The key idea is to make a paradigm shift and to consider diversity as a feature which must be maintained and exploited and not as a defect that must be absorbed in some general schema. People, organisations, communities, populations, cultures build diverse representations of the world for a reason, and this reason lies in the local context, representing a notion of contextual, local knowledge which satisfies, in an optimal way, the (diverse) needs of the knowledge producer and knowledge user.
The bottom-up approach provides a flexible, incremental solution where diverse knowledge parts can be built and used independently, with some degree of complexity arising in their integration.
A second paradigm shift moves from the view where knowledge is mainly assembled by combining basic building blocks to a view where new knowledge is obtained by the design- or run-time adaptation of existing, independently designed, knowledge parts. Knowledge will no longer be produced ab initio, but more and more as adaptations of other, existing knowledge parts, often performed in run-time as a result of a process of evolution.
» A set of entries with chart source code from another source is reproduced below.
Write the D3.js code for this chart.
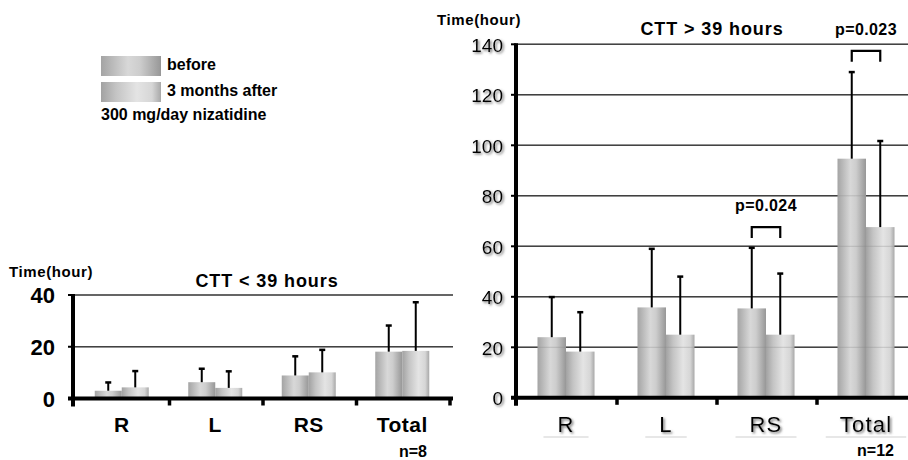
<!DOCTYPE html>
<html>
<head>
<meta charset="utf-8">
<script src="https://cdn.jsdelivr.net/npm/d3@7"></script>
<style>
  body { margin: 0; background: #fff; }
  svg { display: block; font-family: "Liberation Sans", Arial, sans-serif; }
</style>
</head>
<body>
<svg id="chart" width="908" height="460"></svg>
<script>
const categories = ["R", "L", "RS", "Total"];
const groups = ["before", "after"];

// CTT < 39 hours (n=8)
const shortBefore = [3.0, 6.3, 8.9, 18.1];
const shortBeforeErr = [3.2, 5.2, 7.4, 10.1];
const shortAfter = [4.3, 4.1, 10.1, 18.4];
const shortAfterErr = [6.3, 6.4, 8.7, 18.8];
const shortTicks = [0, 20, 40];

// CTT > 39 hours (n=12)
const longBefore = [24.0, 35.8, 35.4, 94.7];
const longBeforeErr = [15.9, 23.2, 24.0, 34.3];
const longAfter = [18.3, 25.0, 25.0, 67.6];
const longAfterErr = [15.6, 23.0, 24.2, 34.1];
const longTicks = [0, 20, 40, 60, 80, 100, 120, 140];

const legendLabels = ["before", "3 months after", "300 mg/day nizatidine"];
const brackets = [
    { cat: "RS", label: "p=0.024", top: 67.6 },
    { cat: "Total", label: "p=0.023", top: 137.4 }
];

const svg = d3.select("#chart");
const defs = svg.append("defs");

// cylinder-ish shading of the bars
const gradBefore = defs.append("linearGradient").attr("id", "gBefore");
[["0%", "#a4a4a4"], ["45%", "#d8d8d8"], ["65%", "#cdcdcd"], ["100%", "#979797"]]
    .forEach(s => gradBefore.append("stop").attr("offset", s[0]).attr("stop-color", s[1]));
const gradAfter = defs.append("linearGradient").attr("id", "gAfter");
[["0%", "#a2a2a2"], ["25%", "#c4c4c4"], ["60%", "#e4e4e4"], ["85%", "#d6d6d6"], ["100%", "#a8a8a8"]]
    .forEach(s => gradAfter.append("stop").attr("offset", s[0]).attr("stop-color", s[1]));
const fills = { before: "url(#gBefore)", after: "url(#gAfter)" };

const shadow = defs.append("filter").attr("id", "shadow")
    .attr("x", "-20%").attr("y", "-20%").attr("width", "150%").attr("height", "150%");
shadow.append("feDropShadow").attr("dx", 1.5).attr("dy", 1.5)
    .attr("stdDeviation", 0.8).attr("flood-color", "#666").attr("flood-opacity", 0.9);

function drawPanel(p) {
    const g = svg.append("g");
    const x = d3.scaleBand().domain(categories).range(p.xRange)
        .paddingInner(p.pad).paddingOuter(p.pad / 2);
    const xSub = d3.scaleBand().domain(groups).range([0, x.bandwidth()]);
    const y = d3.scaleLinear().domain([0, d3.max(p.ticks)]).range(p.yRange);
    const rows = [];
    categories.forEach((c, i) => {
        rows.push({ cat: c, grp: "before", v: p.before[i], e: p.beforeErr[i] });
        rows.push({ cat: c, grp: "after", v: p.after[i], e: p.afterErr[i] });
    });

    // grid lines
    g.append("g").selectAll("line").data(p.ticks.filter(t => t > 0)).join("line")
        .attr("x1", p.axisX).attr("x2", p.gridEnd)
        .attr("y1", d => y(d)).attr("y2", d => y(d))
        .attr("stroke", "#2a2a2a").attr("stroke-width", 1.4);

    // bars
    g.append("g").selectAll("rect").data(rows).join("rect")
        .attr("x", d => x(d.cat) + xSub(d.grp))
        .attr("width", xSub.bandwidth())
        .attr("y", d => y(d.v))
        .attr("height", d => y(0) - y(d.v))
        .attr("fill", d => fills[d.grp]);

    // faint grid showing through the bars
    g.append("g").selectAll("line").data(p.ticks.filter(t => t > 0)).join("line")
        .attr("x1", p.axisX).attr("x2", p.gridEnd)
        .attr("y1", d => y(d)).attr("y2", d => y(d))
        .attr("stroke", "#888").attr("stroke-opacity", 0.35).attr("stroke-width", 1);

    // error bars (upper only)
    const eb = g.append("g").attr("stroke", "#000");
    eb.selectAll(".stem").data(rows).join("line").attr("class", "stem")
        .attr("x1", d => x(d.cat) + xSub(d.grp) + xSub.bandwidth() / 2)
        .attr("x2", d => x(d.cat) + xSub(d.grp) + xSub.bandwidth() / 2)
        .attr("y1", d => y(d.v)).attr("y2", d => y(d.v + d.e))
        .attr("stroke-width", 2);
    eb.selectAll(".cap").data(rows).join("line").attr("class", "cap")
        .attr("x1", d => x(d.cat) + xSub(d.grp) + xSub.bandwidth() / 2 - 3)
        .attr("x2", d => x(d.cat) + xSub(d.grp) + xSub.bandwidth() / 2 + 3)
        .attr("y1", d => y(d.v + d.e)).attr("y2", d => y(d.v + d.e))
        .attr("stroke-width", 2.5);

    // y axis
    g.append("line").attr("x1", p.axisX).attr("x2", p.axisX)
        .attr("y1", y(d3.max(p.ticks)) - 1).attr("y2", y(0) + 8)
        .attr("stroke", "#000").attr("stroke-width", 4);
    g.append("g").selectAll("line").data(p.ticks).join("line")
        .attr("x1", p.axisX - 5).attr("x2", p.axisX)
        .attr("y1", d => y(d)).attr("y2", d => y(d))
        .attr("stroke", "#000").attr("stroke-width", 2);
    g.append("g").selectAll("text").data(p.ticks).join("text")
        .attr("x", p.tickLabelX).attr("y", d => y(d)).attr("dy", "0.38em")
        .attr("text-anchor", "end")
        .style("font-size", p.tickFont.size + "px")
        .style("font-weight", p.tickFont.weight)
        .attr("filter", p.shadow ? "url(#shadow)" : null)
        .text(d => d);

    // x axis with ticks between categories
    g.append("line").attr("x1", p.axisX - 5).attr("x2", p.xAxisEnd)
        .attr("y1", y(0)).attr("y2", y(0))
        .attr("stroke", "#000").attr("stroke-width", 4);
    g.append("g").selectAll("line").data(categories).join("line")
        .attr("x1", d => x(d) + x.bandwidth() + x.step() * p.pad / 2 + 1)
        .attr("x2", d => x(d) + x.bandwidth() + x.step() * p.pad / 2 + 1)
        .attr("y1", y(0)).attr("y2", y(0) + 7)
        .attr("stroke", "#000").attr("stroke-width", 3.5);

    // category labels
    const labels = g.append("g").selectAll("text").data(categories).join("text")
        .attr("x", d => x(d) + x.bandwidth() / 2)
        .attr("y", p.catY)
        .attr("text-anchor", "middle")
        .style("font-size", p.catFont.size + "px")
        .style("font-weight", p.catFont.weight)
        .style("letter-spacing", p.catFont.spacing + "px")
        .attr("filter", p.shadow ? "url(#shadow)" : null)
        .text(d => d);
    if (p.underline) {
        labels.each(function (d) {
            const b = this.getBBox();
            g.append("line")
                .attr("x1", x(d) + x.bandwidth() / 2 - b.width / 2 - 14)
                .attr("x2", x(d) + x.bandwidth() / 2 + b.width / 2 + 14)
                .attr("y1", p.catY + 5).attr("y2", p.catY + 5)
                .attr("stroke", "#cfcfcf").attr("stroke-width", 1);
        });
    }

    g.append("text").attr("x", p.nX).attr("y", p.nY).attr("text-anchor", "end")
        .style("font-size", "16px").style("font-weight", "bold").text(p.n);

    g.append("text").attr("x", p.titleX).attr("y", p.titleY).attr("text-anchor", "middle")
        .style("font-size", "18px").style("font-weight", "bold").style("letter-spacing", "0.9px")
        .text(p.title);
    g.append("text").attr("x", p.unitX).attr("y", p.unitY)
        .style("font-size", "15px").style("font-weight", "bold").style("letter-spacing", "0.6px")
        .text("Time(hour)");

    return { g, x, xSub, y };
}

drawPanel({
    xRange: [75, 449], pad: 0.4225, yRange: [398.5, 295], ticks: shortTicks,
    before: shortBefore, beforeErr: shortBeforeErr, after: shortAfter, afterErr: shortAfterErr,
    axisX: 73, gridEnd: 453, xAxisEnd: 453, tickLabelX: 55,
    tickFont: { size: 22, weight: "bold" }, shadow: false,
    catY: 432, catFont: { size: 21, weight: "bold", spacing: 0.5 }, underline: false,
    n: "n=8", nX: 427, nY: 457,
    title: "CTT < 39 hours", titleX: 267, titleY: 287,
    unitX: 9, unitY: 277
});

const right = drawPanel({
    xRange: [516, 916], pad: 0.43, yRange: [397.8, 44.3], ticks: longTicks,
    before: longBefore, beforeErr: longBeforeErr, after: longAfter, afterErr: longAfterErr,
    axisX: 516, gridEnd: 908, xAxisEnd: 908, tickLabelX: 503,
    tickFont: { size: 19, weight: "normal" }, shadow: true,
    catY: 432, catFont: { size: 22, weight: "normal", spacing: 1.2 }, underline: true,
    n: "n=12", nX: 894, nY: 456,
    title: "CTT > 39 hours", titleX: 712, titleY: 35,
    unitX: 437, unitY: 25
});

// significance brackets
const bk = right.g.append("g");
brackets.forEach(b => {
    const xa = right.x(b.cat) + right.xSub("before") + right.xSub.bandwidth() / 2;
    const xb = right.x(b.cat) + right.xSub("after") + right.xSub.bandwidth() / 2;
    const yt = right.y(b.top);
    bk.append("path")
        .attr("d", `M${xa},${yt + 11}V${yt}H${xb}V${yt + 11}`)
        .attr("fill", "none").attr("stroke", "#000").attr("stroke-width", 2.2);
    bk.append("text").attr("x", (xa + xb) / 2).attr("y", yt - 16)
        .attr("text-anchor", "middle")
        .style("font-size", "16px").style("font-weight", "bold").style("letter-spacing", "0.4px")
        .text(b.label);
});

// legend
const legend = svg.append("g").attr("transform", "translate(101,56)");
groups.forEach((grp, i) => {
    legend.append("rect").attr("x", 0).attr("y", i * 26).attr("width", 60).attr("height", 20)
        .attr("fill", fills[grp]);
    legend.append("text").attr("x", 66).attr("y", i * 26 + 14)
        .style("font-size", "16px").style("font-weight", "bold")
        .text(legendLabels[i]);
});
legend.append("text").attr("x", 0).attr("y", 64)
    .style("font-size", "16px").style("font-weight", "bold")
    .text(legendLabels[2]);
</script>
</body>
</html>
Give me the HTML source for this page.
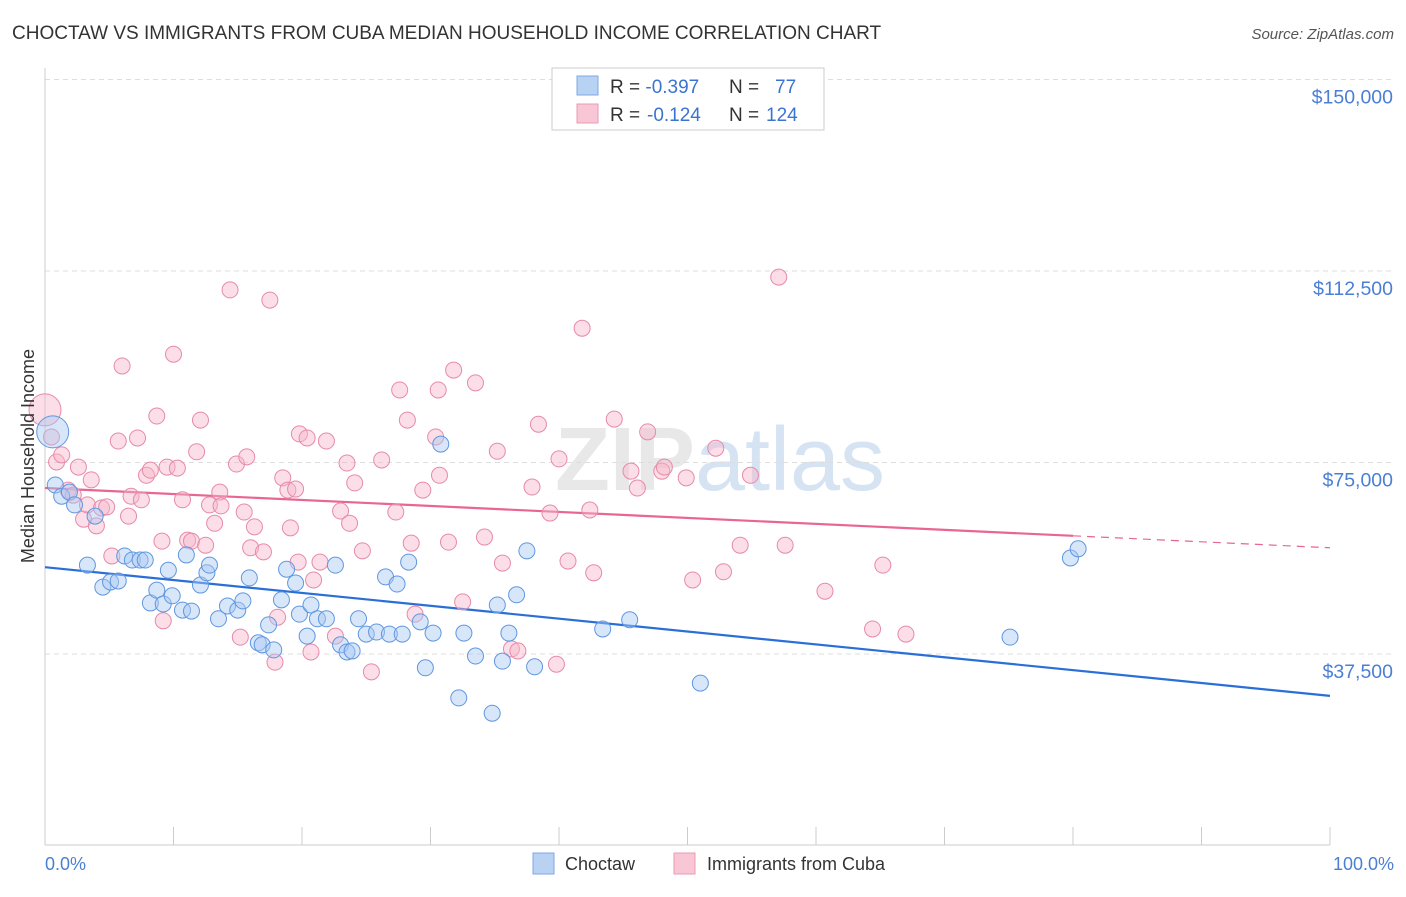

This process will not always be controlled or planned externally but induced by changes perceived in the environment in which systems are embedded.
The challenge is to develop theories, methods, algorithms and tools for harnessing, controlling and using the emergent properties of large, distributed and heterogeneous collections of knowledge, as well as knowledge parts that are created through combination of others. The ability to manage diversity in knowledge will allow the creation of adaptive and, when necessary, self-adaptive knowledge systems.
The complexity in knowledge is a consequence of the complexity resulting from globalisation and the vitalisation of space and time produced by the current computing and networking technology, and of the effects that this has on the organisation and social structure of knowledge producers and users. This includes the following focus issues:
• Local vs. global knowledge. The key issue will be to find the right balance and interplay between operations for deriving local knowledge and operations which construct global knowledge.
• Autonomy vs. coordination, namely how the peer knowledge producers and users find the right balance between their desired level of autonomy of and the need to achieve coordination with the others.
• Change and adaptation, developing organisation models which facilitate the combination and coordination of knowledge and which can effectively adapt to unpredictable dynamics.
• Quality, namely how to maintain good enough quality e.g. through self-certifying algorithms, able to demonstrate correct answers (or answers with measurable incorrectness) in the presence of inconsistent, incomplete, or conflicting knowledge components.
• Trust, reputation, and security of knowledge and knowledge communities, for instance as a function of the measured quality; how to guard against deliberate introduction of falsified data.
Europe is very well positioned given the investment already done in many of these areas. This book represents a further step in the right direction.
Fabrizio Sestini
This text presents solely the opinions of the author, which do not prejudice in any way those of the European Commission.